Are you using straight co2 or are you injecting a cosolvent as well? If a cosolvent, target collecting that in the first separator, in which case the first separator should be nearly at the extraction vessel pressure and temp, just providing a reservoir for the cosolvent to collect via gravity.
Generally speaking, it wi take many r and d runs to fine tune your rig.
From upstream to downstream your separators should step down from high to low pressure, for efficiency’s sake. Temperature should be adjusted based on what you’re trying to condense in that particular separator. Hint: use the compounds collected in the next downstream separator as a limit for the temperature setting.

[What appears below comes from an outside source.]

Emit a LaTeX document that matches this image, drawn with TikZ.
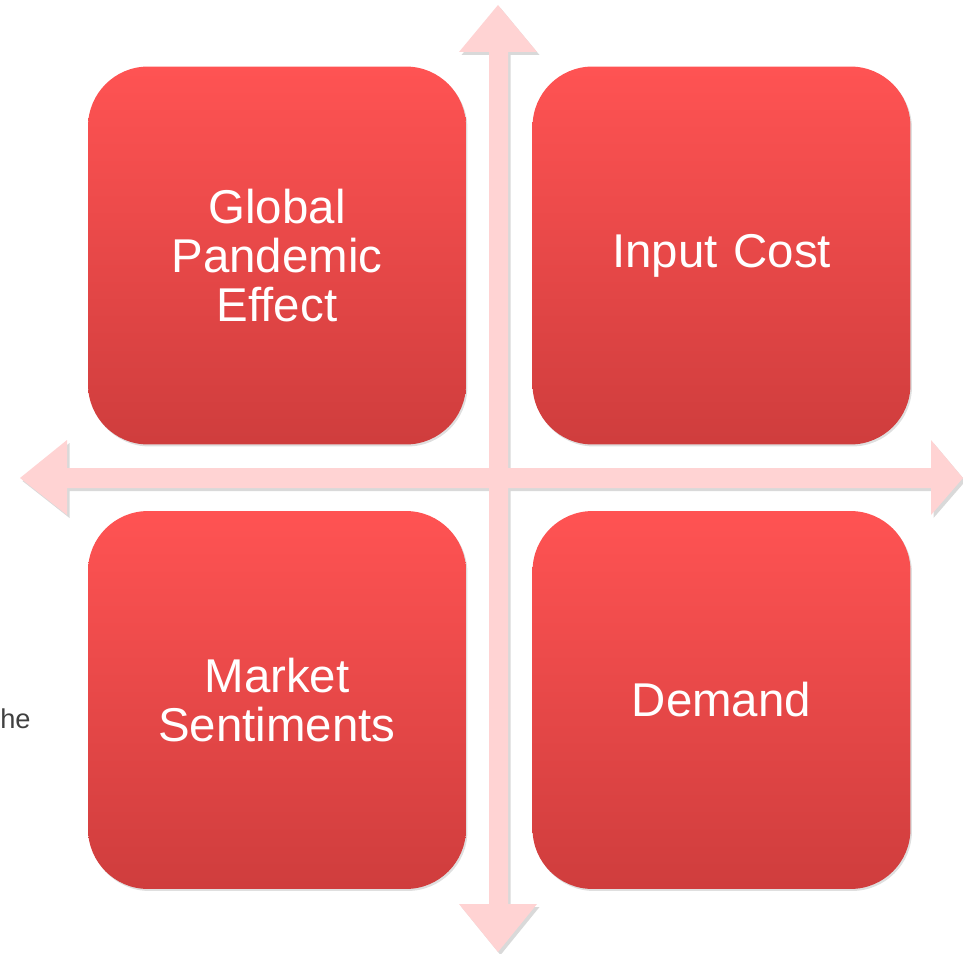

For example, compound A drops out at P1 T1, Compound B drops out at P1 T1-20*.
Set the temp in separator A at T1-15* or T1-10* so and the temp in separator B at T1-40*. This will help with fully condensing A in one collector and condensing B in another while minimizing overlap.
People keep their separator settings pretty close to their chest, but there’s a lot of scientific data about the solubility of certain compounds or groups of compounds for extraction at certain pressure/temp combinations. Working from High P to Low P, stack them in order and that should give you reasonable starting points.
Its helpful to work backwards from the downstream most point of your system (last separator or vent) at room temp ambient pressure. Temp in the last separator should be above the condensing temp for co2 so that clean co2 gas exits the vent port and will keep liquid co2 out of the separator. Adjust the settings on the separator just upstream until you find a desired breakpoint, then move to the next upstream separator and repeat. Once you’ve mapped out the breakpoints, between ambient conditions and your operating conditions, from those breakpoints choose strategic ones to group certain compounds together based on the amount of separators you have.
A lot of times i see videos emptying collectors mid run with a valve open to ambient pressure. Opening that valve to empty the collection vessel usually lets all the pressure out of that cv as well, at which point all the suspended compounds condense, negating any fractionation effort. Rather than using a valve, get larger collection vessels and empty between runs.